>> START
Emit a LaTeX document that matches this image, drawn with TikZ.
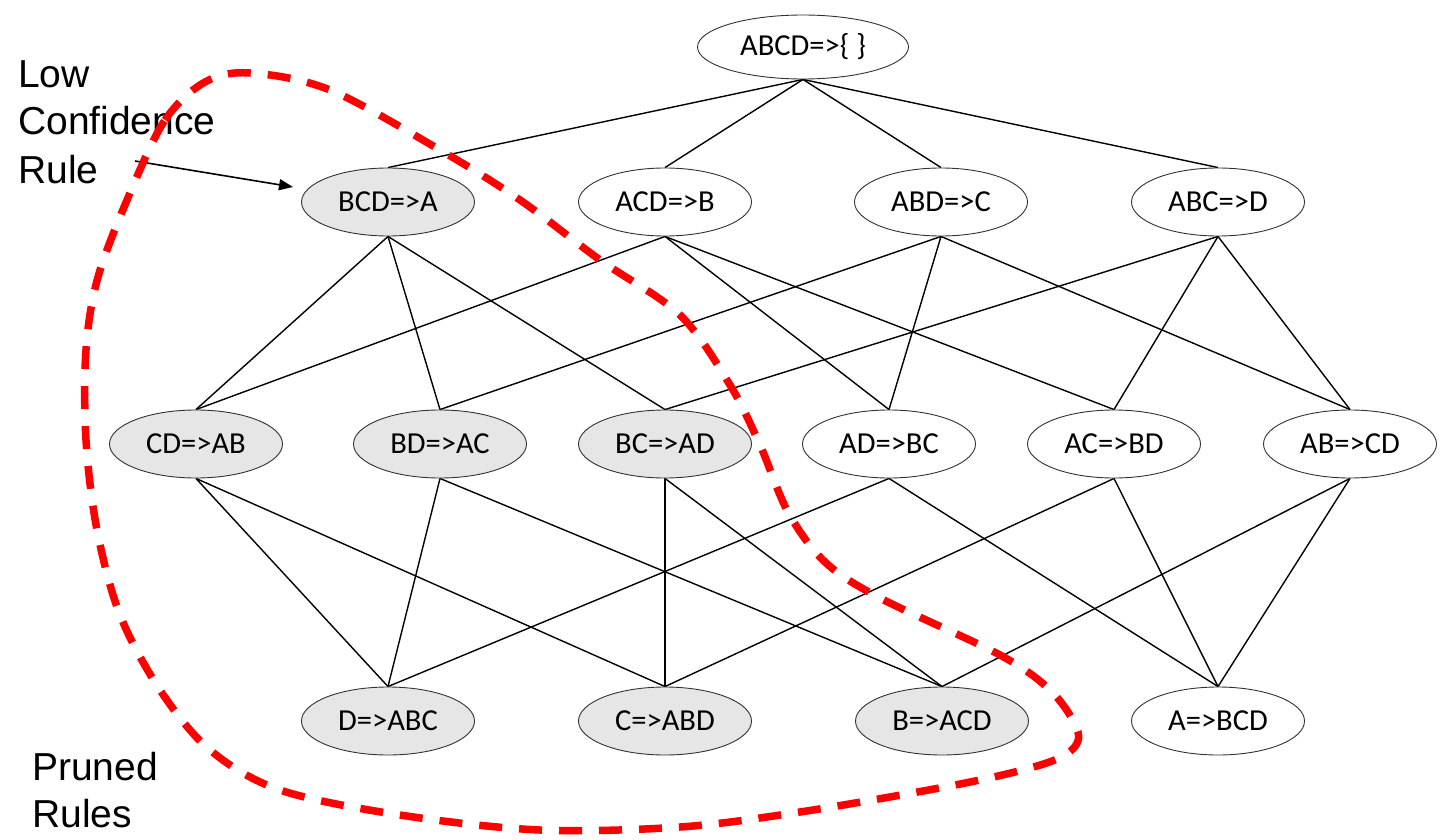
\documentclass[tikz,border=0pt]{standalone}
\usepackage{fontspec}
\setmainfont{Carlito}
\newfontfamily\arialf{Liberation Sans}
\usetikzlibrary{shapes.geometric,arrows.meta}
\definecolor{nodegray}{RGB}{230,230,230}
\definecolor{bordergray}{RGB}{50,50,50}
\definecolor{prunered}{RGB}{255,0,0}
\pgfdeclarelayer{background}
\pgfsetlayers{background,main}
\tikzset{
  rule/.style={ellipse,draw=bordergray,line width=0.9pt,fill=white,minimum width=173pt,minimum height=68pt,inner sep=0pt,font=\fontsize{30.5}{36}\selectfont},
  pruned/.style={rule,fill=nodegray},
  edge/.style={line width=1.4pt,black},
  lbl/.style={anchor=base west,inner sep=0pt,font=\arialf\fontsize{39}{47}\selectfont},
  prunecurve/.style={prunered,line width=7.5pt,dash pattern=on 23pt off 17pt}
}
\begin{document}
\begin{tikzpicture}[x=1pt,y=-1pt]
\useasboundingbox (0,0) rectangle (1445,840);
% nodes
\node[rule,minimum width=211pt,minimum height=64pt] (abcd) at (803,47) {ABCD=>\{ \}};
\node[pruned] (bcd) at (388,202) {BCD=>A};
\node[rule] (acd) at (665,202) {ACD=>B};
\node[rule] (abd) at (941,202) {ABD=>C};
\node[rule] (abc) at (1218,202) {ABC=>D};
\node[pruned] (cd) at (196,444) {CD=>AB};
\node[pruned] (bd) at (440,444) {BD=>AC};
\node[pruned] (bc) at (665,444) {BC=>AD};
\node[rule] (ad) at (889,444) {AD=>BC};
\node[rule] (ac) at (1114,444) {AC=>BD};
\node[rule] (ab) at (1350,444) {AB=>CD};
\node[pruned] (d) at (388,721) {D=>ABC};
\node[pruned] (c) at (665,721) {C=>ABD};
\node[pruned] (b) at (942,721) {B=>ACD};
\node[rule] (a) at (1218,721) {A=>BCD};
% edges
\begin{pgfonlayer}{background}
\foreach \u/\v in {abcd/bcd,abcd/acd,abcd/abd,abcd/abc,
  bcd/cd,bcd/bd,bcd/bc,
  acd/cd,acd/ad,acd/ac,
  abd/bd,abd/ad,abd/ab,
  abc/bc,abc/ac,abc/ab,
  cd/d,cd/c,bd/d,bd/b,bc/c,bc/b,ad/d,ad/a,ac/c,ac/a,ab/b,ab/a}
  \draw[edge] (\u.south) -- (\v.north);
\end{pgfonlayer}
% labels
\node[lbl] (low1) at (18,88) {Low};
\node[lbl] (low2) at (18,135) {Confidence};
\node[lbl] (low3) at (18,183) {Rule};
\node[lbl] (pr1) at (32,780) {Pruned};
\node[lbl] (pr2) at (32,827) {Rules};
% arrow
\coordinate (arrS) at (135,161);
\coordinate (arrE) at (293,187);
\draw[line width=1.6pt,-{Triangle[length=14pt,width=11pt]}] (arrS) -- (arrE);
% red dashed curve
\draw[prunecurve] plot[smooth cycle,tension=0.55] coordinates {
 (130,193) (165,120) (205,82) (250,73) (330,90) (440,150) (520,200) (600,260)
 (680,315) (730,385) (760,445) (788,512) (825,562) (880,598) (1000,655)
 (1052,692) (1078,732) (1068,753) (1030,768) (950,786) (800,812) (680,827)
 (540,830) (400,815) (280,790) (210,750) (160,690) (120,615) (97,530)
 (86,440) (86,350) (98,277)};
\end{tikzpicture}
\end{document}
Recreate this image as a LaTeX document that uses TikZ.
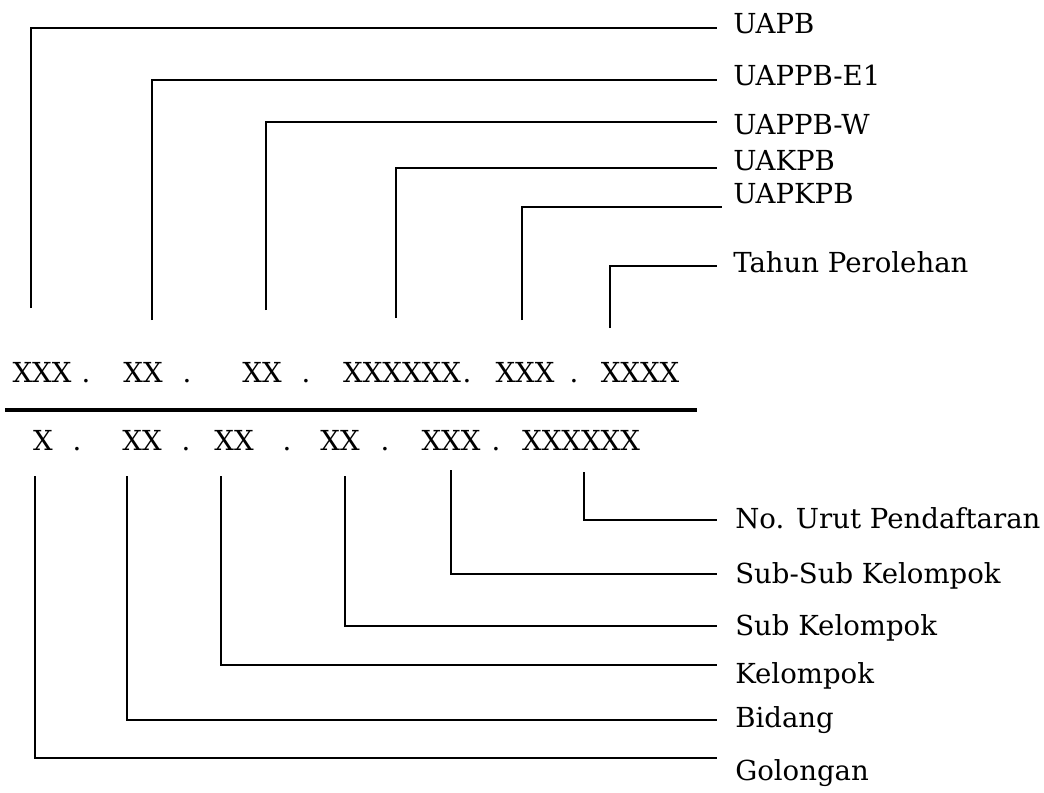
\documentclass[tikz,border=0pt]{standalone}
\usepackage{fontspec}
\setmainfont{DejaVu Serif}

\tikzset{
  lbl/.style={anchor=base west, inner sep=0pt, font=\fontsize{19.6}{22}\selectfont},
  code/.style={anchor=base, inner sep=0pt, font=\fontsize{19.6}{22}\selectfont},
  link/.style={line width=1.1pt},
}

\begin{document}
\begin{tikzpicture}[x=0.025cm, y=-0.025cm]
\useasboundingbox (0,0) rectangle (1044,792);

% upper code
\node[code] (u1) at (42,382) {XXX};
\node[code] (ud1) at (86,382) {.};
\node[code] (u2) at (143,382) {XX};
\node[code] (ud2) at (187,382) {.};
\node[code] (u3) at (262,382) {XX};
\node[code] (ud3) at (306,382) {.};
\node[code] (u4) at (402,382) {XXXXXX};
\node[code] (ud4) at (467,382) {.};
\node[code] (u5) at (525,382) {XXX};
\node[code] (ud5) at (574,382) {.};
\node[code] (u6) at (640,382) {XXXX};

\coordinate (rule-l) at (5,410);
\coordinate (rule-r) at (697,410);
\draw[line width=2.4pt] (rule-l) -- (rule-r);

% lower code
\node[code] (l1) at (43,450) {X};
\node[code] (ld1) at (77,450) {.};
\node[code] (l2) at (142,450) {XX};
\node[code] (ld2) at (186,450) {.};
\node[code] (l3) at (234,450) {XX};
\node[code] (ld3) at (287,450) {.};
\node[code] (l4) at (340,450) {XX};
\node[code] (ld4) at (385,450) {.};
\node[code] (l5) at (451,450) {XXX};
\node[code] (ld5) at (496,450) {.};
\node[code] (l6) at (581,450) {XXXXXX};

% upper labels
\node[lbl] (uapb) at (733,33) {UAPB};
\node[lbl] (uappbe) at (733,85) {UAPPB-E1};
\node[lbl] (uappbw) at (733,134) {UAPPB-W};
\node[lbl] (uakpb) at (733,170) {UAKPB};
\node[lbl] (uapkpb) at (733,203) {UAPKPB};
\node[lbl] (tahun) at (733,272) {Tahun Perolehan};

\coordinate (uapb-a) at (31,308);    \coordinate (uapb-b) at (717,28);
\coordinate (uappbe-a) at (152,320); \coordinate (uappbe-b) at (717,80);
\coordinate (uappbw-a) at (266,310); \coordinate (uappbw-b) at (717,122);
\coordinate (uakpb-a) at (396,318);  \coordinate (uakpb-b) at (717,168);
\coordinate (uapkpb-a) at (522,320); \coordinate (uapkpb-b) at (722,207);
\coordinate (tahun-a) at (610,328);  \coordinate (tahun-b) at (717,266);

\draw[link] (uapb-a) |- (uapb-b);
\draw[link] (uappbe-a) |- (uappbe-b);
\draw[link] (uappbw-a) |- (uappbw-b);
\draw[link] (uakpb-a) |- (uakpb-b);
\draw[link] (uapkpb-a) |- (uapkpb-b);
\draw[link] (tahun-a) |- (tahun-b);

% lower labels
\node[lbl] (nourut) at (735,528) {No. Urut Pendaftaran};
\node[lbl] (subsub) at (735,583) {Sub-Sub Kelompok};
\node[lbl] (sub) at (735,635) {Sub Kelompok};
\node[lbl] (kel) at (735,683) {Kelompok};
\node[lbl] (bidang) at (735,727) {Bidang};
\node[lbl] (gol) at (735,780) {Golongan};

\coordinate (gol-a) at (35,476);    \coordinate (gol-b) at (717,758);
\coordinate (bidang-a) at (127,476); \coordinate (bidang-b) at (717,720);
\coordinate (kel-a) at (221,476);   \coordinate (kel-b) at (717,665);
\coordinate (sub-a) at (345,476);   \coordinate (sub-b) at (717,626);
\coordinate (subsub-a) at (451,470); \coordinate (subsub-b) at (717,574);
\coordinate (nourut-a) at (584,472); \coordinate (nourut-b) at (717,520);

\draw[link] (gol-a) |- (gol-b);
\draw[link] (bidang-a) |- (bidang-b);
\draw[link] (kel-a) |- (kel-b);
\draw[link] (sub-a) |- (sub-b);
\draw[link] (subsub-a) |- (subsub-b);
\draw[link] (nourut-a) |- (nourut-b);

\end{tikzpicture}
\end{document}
>> END
_Given task_
Transcribe all entries above exactly. Drop the pictures.

_Solution to the exercise_
Emit a LaTeX document that matches this image, drawn with TikZ.
\documentclass[tikz,border=0pt]{standalone}
\usepackage{fontspec}
\setmainfont{Carlito}
\newfontfamily\arialf{Liberation Sans}
\usetikzlibrary{shapes.geometric,arrows.meta}
\definecolor{nodegray}{RGB}{230,230,230}
\definecolor{bordergray}{RGB}{50,50,50}
\definecolor{prunered}{RGB}{255,0,0}
\pgfdeclarelayer{background}
\pgfsetlayers{background,main}
\tikzset{
  rule/.style={ellipse,draw=bordergray,line width=0.9pt,fill=white,minimum width=173pt,minimum height=68pt,inner sep=0pt,font=\fontsize{30.5}{36}\selectfont},
  pruned/.style={rule,fill=nodegray},
  edge/.style={line width=1.4pt,black},
  lbl/.style={anchor=base west,inner sep=0pt,font=\arialf\fontsize{39}{47}\selectfont},
  prunecurve/.style={prunered,line width=7.5pt,dash pattern=on 23pt off 17pt}
}
\begin{document}
\begin{tikzpicture}[x=1pt,y=-1pt]
\useasboundingbox (0,0) rectangle (1445,840);
% nodes
\node[rule,minimum width=211pt,minimum height=64pt] (abcd) at (803,47) {ABCD=>\{ \}};
\node[pruned] (bcd) at (388,202) {BCD=>A};
\node[rule] (acd) at (665,202) {ACD=>B};
\node[rule] (abd) at (941,202) {ABD=>C};
\node[rule] (abc) at (1218,202) {ABC=>D};
\node[pruned] (cd) at (196,444) {CD=>AB};
\node[pruned] (bd) at (440,444) {BD=>AC};
\node[pruned] (bc) at (665,444) {BC=>AD};
\node[rule] (ad) at (889,444) {AD=>BC};
\node[rule] (ac) at (1114,444) {AC=>BD};
\node[rule] (ab) at (1350,444) {AB=>CD};
\node[pruned] (d) at (388,721) {D=>ABC};
\node[pruned] (c) at (665,721) {C=>ABD};
\node[pruned] (b) at (942,721) {B=>ACD};
\node[rule] (a) at (1218,721) {A=>BCD};
% edges
\begin{pgfonlayer}{background}
\foreach \u/\v in {abcd/bcd,abcd/acd,abcd/abd,abcd/abc,
  bcd/cd,bcd/bd,bcd/bc,
  acd/cd,acd/ad,acd/ac,
  abd/bd,abd/ad,abd/ab,
  abc/bc,abc/ac,abc/ab,
  cd/d,cd/c,bd/d,bd/b,bc/c,bc/b,ad/d,ad/a,ac/c,ac/a,ab/b,ab/a}
  \draw[edge] (\u.south) -- (\v.north);
\end{pgfonlayer}
% labels
\node[lbl] (low1) at (18,88) {Low};
\node[lbl] (low2) at (18,135) {Confidence};
\node[lbl] (low3) at (18,183) {Rule};
\node[lbl] (pr1) at (32,780) {Pruned};
\node[lbl] (pr2) at (32,827) {Rules};
% arrow
\coordinate (arrS) at (135,161);
\coordinate (arrE) at (293,187);
\draw[line width=1.6pt,-{Triangle[length=14pt,width=11pt]}] (arrS) -- (arrE);
% red dashed curve
\draw[prunecurve] plot[smooth cycle,tension=0.55] coordinates {
 (130,193) (165,120) (205,82) (250,73) (330,90) (440,150) (520,200) (600,260)
 (680,315) (730,385) (760,445) (788,512) (825,562) (880,598) (1000,655)
 (1052,692) (1078,732) (1068,753) (1030,768) (950,786) (800,812) (680,827)
 (540,830) (400,815) (280,790) (210,750) (160,690) (120,615) (97,530)
 (86,440) (86,350) (98,277)};
\end{tikzpicture}
\end{document}
Recreate this image as a LaTeX document that uses TikZ.
\documentclass[tikz,border=0pt]{standalone}
\usepackage{fontspec}
\setmainfont{DejaVu Serif}

\tikzset{
  lbl/.style={anchor=base west, inner sep=0pt, font=\fontsize{19.6}{22}\selectfont},
  code/.style={anchor=base, inner sep=0pt, font=\fontsize{19.6}{22}\selectfont},
  link/.style={line width=1.1pt},
}

\begin{document}
\begin{tikzpicture}[x=0.025cm, y=-0.025cm]
\useasboundingbox (0,0) rectangle (1044,792);

% upper code
\node[code] (u1) at (42,382) {XXX};
\node[code] (ud1) at (86,382) {.};
\node[code] (u2) at (143,382) {XX};
\node[code] (ud2) at (187,382) {.};
\node[code] (u3) at (262,382) {XX};
\node[code] (ud3) at (306,382) {.};
\node[code] (u4) at (402,382) {XXXXXX};
\node[code] (ud4) at (467,382) {.};
\node[code] (u5) at (525,382) {XXX};
\node[code] (ud5) at (574,382) {.};
\node[code] (u6) at (640,382) {XXXX};

\coordinate (rule-l) at (5,410);
\coordinate (rule-r) at (697,410);
\draw[line width=2.4pt] (rule-l) -- (rule-r);

% lower code
\node[code] (l1) at (43,450) {X};
\node[code] (ld1) at (77,450) {.};
\node[code] (l2) at (142,450) {XX};
\node[code] (ld2) at (186,450) {.};
\node[code] (l3) at (234,450) {XX};
\node[code] (ld3) at (287,450) {.};
\node[code] (l4) at (340,450) {XX};
\node[code] (ld4) at (385,450) {.};
\node[code] (l5) at (451,450) {XXX};
\node[code] (ld5) at (496,450) {.};
\node[code] (l6) at (581,450) {XXXXXX};

% upper labels
\node[lbl] (uapb) at (733,33) {UAPB};
\node[lbl] (uappbe) at (733,85) {UAPPB-E1};
\node[lbl] (uappbw) at (733,134) {UAPPB-W};
\node[lbl] (uakpb) at (733,170) {UAKPB};
\node[lbl] (uapkpb) at (733,203) {UAPKPB};
\node[lbl] (tahun) at (733,272) {Tahun Perolehan};

\coordinate (uapb-a) at (31,308);    \coordinate (uapb-b) at (717,28);
\coordinate (uappbe-a) at (152,320); \coordinate (uappbe-b) at (717,80);
\coordinate (uappbw-a) at (266,310); \coordinate (uappbw-b) at (717,122);
\coordinate (uakpb-a) at (396,318);  \coordinate (uakpb-b) at (717,168);
\coordinate (uapkpb-a) at (522,320); \coordinate (uapkpb-b) at (722,207);
\coordinate (tahun-a) at (610,328);  \coordinate (tahun-b) at (717,266);

\draw[link] (uapb-a) |- (uapb-b);
\draw[link] (uappbe-a) |- (uappbe-b);
\draw[link] (uappbw-a) |- (uappbw-b);
\draw[link] (uakpb-a) |- (uakpb-b);
\draw[link] (uapkpb-a) |- (uapkpb-b);
\draw[link] (tahun-a) |- (tahun-b);

% lower labels
\node[lbl] (nourut) at (735,528) {No. Urut Pendaftaran};
\node[lbl] (subsub) at (735,583) {Sub-Sub Kelompok};
\node[lbl] (sub) at (735,635) {Sub Kelompok};
\node[lbl] (kel) at (735,683) {Kelompok};
\node[lbl] (bidang) at (735,727) {Bidang};
\node[lbl] (gol) at (735,780) {Golongan};

\coordinate (gol-a) at (35,476);    \coordinate (gol-b) at (717,758);
\coordinate (bidang-a) at (127,476); \coordinate (bidang-b) at (717,720);
\coordinate (kel-a) at (221,476);   \coordinate (kel-b) at (717,665);
\coordinate (sub-a) at (345,476);   \coordinate (sub-b) at (717,626);
\coordinate (subsub-a) at (451,470); \coordinate (subsub-b) at (717,574);
\coordinate (nourut-a) at (584,472); \coordinate (nourut-b) at (717,520);

\draw[link] (gol-a) |- (gol-b);
\draw[link] (bidang-a) |- (bidang-b);
\draw[link] (kel-a) |- (kel-b);
\draw[link] (sub-a) |- (sub-b);
\draw[link] (subsub-a) |- (subsub-b);
\draw[link] (nourut-a) |- (nourut-b);

\end{tikzpicture}
\end{document}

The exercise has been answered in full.